Milk Drop Photography
April 23rd, 2009 | Published in 4 Photogs, Commercial Photos, Personal Stuff | 4 Comments
I’ve been experimenting with high speed photography, specifically with liquids such as milk. Actually I used half and half, since it is more viscous. I had to actually build a circuit board to ensure the right moment is captured, such as when the milk drop “crowns.” Check out the results:
milk on milk

add some chocolate milk and you get …

No this is not a marble. Liquids don’t make a teardrop shape without friction, so the viscous surface retains a spherical shape.

This is the “crowning” I was talking about




And here is the board I built, using a Hi-Viz optical kit. One gray wire goes to the optical trigger, while the other goes to my strobe.

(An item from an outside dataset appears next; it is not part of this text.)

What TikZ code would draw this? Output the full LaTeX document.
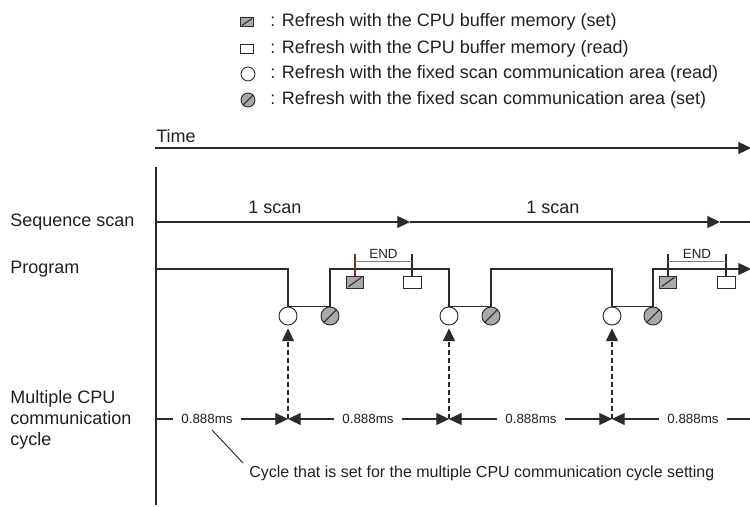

Now I have to go clean my kitchen before Judy kills me; it has rainbow splashes all over!
Oh yeah, strobist info: 580ex sync’d to the circuitboard at 1/128 power. camera at iso400, f14, shutter on bulb varying from 2′ to 4′



April 25th, 2009at 8:36 pm(#)
I’m really impressed with this….you even built a little electrical board! All of these images are really cool.
April 26th, 2009at 6:26 am(#)
You got some great results.
Did you fabricate the optical sensor or purchase the sensor and hook up the wire from the board to the camera?
I have done some very similar shoots. Although, it was a lot more trial and error with capturing the drop at that instant.
April 26th, 2009at 7:49 am(#)
The optical sensor is part of a kit by Hi-Viz that is a Schmitt trigger photogate. The interrupter gets tripped by the passing drop. The second to the last image in this gallery has that configuration. From there the camera is actually just in bulb mode in a dark room and is independent of the trigger. The photogate sends a pulse to the delay circuit, of which has a variable resistor that determines the delay from the photogate to the surface of the water. This then sends a pulse to the 580ex, which freezes the drop at the right time. Most of the exposures are around 2-3 seconds.
Because of the timing, I had a high rate of accuracy (around 50% where usable images). That let me focus on the other details, such as focusing, timing the right stage in the drop (such as crowning), and more importantly being artistic and creative.
October 16th, 2009at 6:38 am(#)
Fabulous! Thanks for the lovely images!!